As for the control layer, the closed-form maneuvers have been derived by making no assumptions on the target eccentricity and by using a velocity-aligned reference frame. One of the main related advantages is the possibility to define control schemes for relative orbit in-plane reconfigurations which do not affect the relative drift between the spacecraft. Novel formulations which generalize already existing ROE-based maneuvering schemes to work with arbitrarily eccentric references have been provided; notably, maneuvers based on three tangential firings and two radial firings are discussed and validated numerically. Given their simplicity, these formulations typically require low processing power and can be efficiently deployed on space-graded processors.

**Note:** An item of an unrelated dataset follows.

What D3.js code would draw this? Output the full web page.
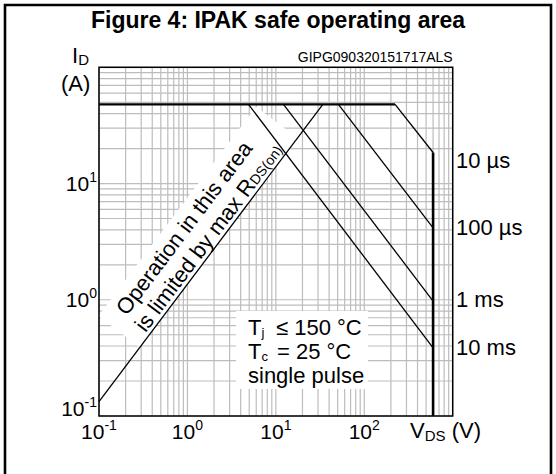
<!DOCTYPE html>
<html><head><meta charset="utf-8">
<script src="https://cdn.jsdelivr.net/npm/d3@7"></script>
<style>
html,body{margin:0;padding:0;background:#fff;}
svg{display:block;font-family:"Liberation Sans",Arial,sans-serif;}
</style></head>
<body><div id="chart"></div>
<script>
// ---- data ----
const title = "Figure 4: IPAK safe operating area";
const code = "GIPG090320151717ALS";
const xDomain = [0.1, 1000];
const yDomain = [0.1, 100];
const xTickValues = [0.1, 1, 10, 100];
const xTickExp = ["-1", "0", "1", "2"];
const yTickValues = [0.1, 1, 10];
const yTickExp = ["-1", "0", "1"];
const idMax = 48;          // A
const vdsMax = 600;        // V
const rdsLimit = [[0.1, 0.133], [34, 48]];
const pulseNames = ["10 µs", "100 µs", "1 ms", "10 ms"];
const pulseStartV = [223, 51, 12.2, 4.9];     // V where curve leaves Id max
const pulseEndI = [18.5, 4.16, 0.975, 0.386]; // A at Vds max
const pulseLabelI = [16, 4.2, 1, 0.39];
const conditions = ["≤ 150 °C", "= 25 °C", "single pulse"];

// ---- chart ----
const W = 556, H = 474;
const svg = d3.select("#chart").append("svg").attr("width", W).attr("height", H);
const x = d3.scaleLog().domain(xDomain).range([99, 452.7]);
const y = d3.scaleLog().domain(yDomain).range([416, 67.3]);

// outer frame
svg.append("path").attr("d", `M5,${H} V5 H551 V${H}`).attr("fill", "none")
  .attr("stroke", "#000").attr("stroke-width", 2.6);

svg.append("text").attr("x", 278).attr("y", 28).attr("text-anchor", "middle")
  .attr("font-size", 23).attr("font-weight", "bold").text(title);

// grid
const grid = svg.append("g").attr("stroke", "#bdbdbd").attr("stroke-width", 1.2);
x.ticks().forEach(v => grid.append("line").attr("x1", x(v)).attr("x2", x(v))
  .attr("y1", y.range()[0]).attr("y2", y.range()[1]));
y.ticks().forEach(v => grid.append("line").attr("y1", y(v)).attr("y2", y(v))
  .attr("x1", x.range()[0]).attr("x2", x.range()[1]));

// white backgrounds behind annotations
svg.append("rect").attr("x", 236).attr("y", 311).attr("width", 132).attr("height", 78).attr("fill", "#fff");

const p0 = [x(rdsLimit[0][0]), y(rdsLimit[0][1])];
const p1 = [x(rdsLimit[1][0]), y(rdsLimit[1][1])];
const ang = Math.atan2(p0[1] - p1[1], p1[0] - p0[0]) * 180 / Math.PI;
const rg = svg.append("g").attr("transform", `translate(${p0[0]},${p0[1]}) rotate(${-ang})`);
rg.append("rect").attr("x", 68).attr("y", -52).attr("width", 262).attr("height", 52).attr("fill", "#fff");

// plot frame
svg.append("rect").attr("x", x.range()[0]).attr("y", y.range()[1])
  .attr("width", x.range()[1] - x.range()[0]).attr("height", y.range()[0] - y.range()[1])
  .attr("fill", "none").attr("stroke", "#000").attr("stroke-width", 1.5);

const line = d3.line().x(d => x(d[0])).y(d => y(d[1]));
// thick boundary
svg.append("path").attr("d", line([[xDomain[0], idMax], [pulseStartV[0], idMax]]))
  .attr("fill", "none").attr("stroke", "#000").attr("stroke-width", 2.2);
svg.append("path").attr("d", line([[vdsMax, pulseEndI[0]], [vdsMax, yDomain[0]]]))
  .attr("fill", "none").attr("stroke", "#000").attr("stroke-width", 2.6);
// diagonals
pulseNames.forEach((n, i) => {
  svg.append("path").attr("d", line([[pulseStartV[i], idMax], [vdsMax, pulseEndI[i]]]))
    .attr("fill", "none").attr("stroke", "#000").attr("stroke-width", 1.3);
  svg.append("text").attr("x", 456).attr("y", y(pulseLabelI[i])).attr("dy", "0.35em")
    .attr("font-size", 22).text(n);
});
svg.append("path").attr("d", line(rdsLimit)).attr("fill", "none")
  .attr("stroke", "#000").attr("stroke-width", 1.3);

// rotated annotation text
rg.append("text").attr("x", 190).attr("y", -29).attr("text-anchor", "middle").attr("font-size", 22)
  .text("Operation in this area");
const t2 = rg.append("text").attr("x", 197).attr("y", -4).attr("text-anchor", "middle").attr("font-size", 22);
t2.append("tspan").text("is limited by max R");
t2.append("tspan").attr("font-size", 14).text("DS(on)");

// conditions text
const c1 = svg.append("text").attr("x", 248).attr("y", 335).attr("font-size", 22);
c1.append("tspan").text("T");
c1.append("tspan").attr("font-size", 13).attr("dy", 2).text("j");
c1.append("tspan").attr("x", 276).attr("dy", -2).text(conditions[0]);
const c2 = svg.append("text").attr("x", 248).attr("y", 358.5).attr("font-size", 22);
c2.append("tspan").text("T");
c2.append("tspan").attr("font-size", 13).attr("dy", 2).text("c");
c2.append("tspan").attr("x", 277).attr("dy", -2).text(conditions[1]);
svg.append("text").attr("x", 248).attr("y", 383).attr("font-size", 22).text(conditions[2]);

// tick labels
xTickValues.forEach((v, i) => {
  const t = svg.append("text").attr("x", x(v)).attr("y", 439).attr("text-anchor", "middle").attr("font-size", 21);
  t.append("tspan").text("10");
  t.append("tspan").attr("font-size", 14).attr("dy", -9).text(xTickExp[i]);
});
yTickValues.forEach((v, i) => {
  const t = svg.append("text").attr("x", 97).attr("y", i === 0 ? 416 : y(v) + 7.5)
    .attr("text-anchor", "end").attr("font-size", 21);
  t.append("tspan").text("10");
  t.append("tspan").attr("font-size", 14).attr("dy", -9).text(yTickExp[i]);
});

// axis titles
const yl = svg.append("text").attr("x", 72).attr("y", 63).attr("font-size", 22);
yl.append("tspan").text("I");
yl.append("tspan").attr("font-size", 15).attr("dy", 2).text("D");
svg.append("text").attr("x", 61).attr("y", 91).attr("font-size", 22).text("(A)");
const xl = svg.append("text").attr("x", 410).attr("y", 438).attr("font-size", 22);
xl.append("tspan").text("V");
xl.append("tspan").attr("font-size", 15).attr("dy", 3).text("DS");
xl.append("tspan").attr("dy", -3).text("  (V)");
svg.append("text").attr("x", 452.7).attr("y", 62).attr("text-anchor", "end").attr("font-size", 14).text(code);
</script></body></html>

A novel finite state machine architecture has been defined to command the high-level decisions of the chaser spacecraft. The adoption of the C-elements as relative state parametrization enabled the definition of a common approach strategy in which the relative trajectory maintains minimum separation from the target on the plane orthogonal to the velocity, exploiting the concept of generalized relative eccentricity/inclination separation. As demonstrated by numerical simulations, the integrated software is able to autonomously complete the rendezvous mission timelines within the given constraints while still taking decisions which are deterministic and readable, characteristics which are favorable for ground support operations. A further advantage of the state machine formulation is its modularity, which allows the user to make quick changes to the architecture to more finely tune its behavior or choose a different set of maneuvers. Notably, future implementations could work on specializing the state machine to tailor it to a specific application; a spacecraft which relies on visual-based navigation could, for example, benefit from a guidance module which phases the relative eccentricity and inclination vectors in such a way as to enhance the visibility of the target. In this scenario, the navigation and actuation errors could be accounted for by a proper definition of the geometric margins to maintain from the Keep-Out Zone.

Many On-Orbit Servicing mission concepts are currently being studied in order to face the ever-growing problem of space debris in the orbital regions around the Earth. Within this context, the proposed framework can be used as a flexible and general baseline to safely and autonomously approach a non-cooperative target spacecraft to begin proximity operations.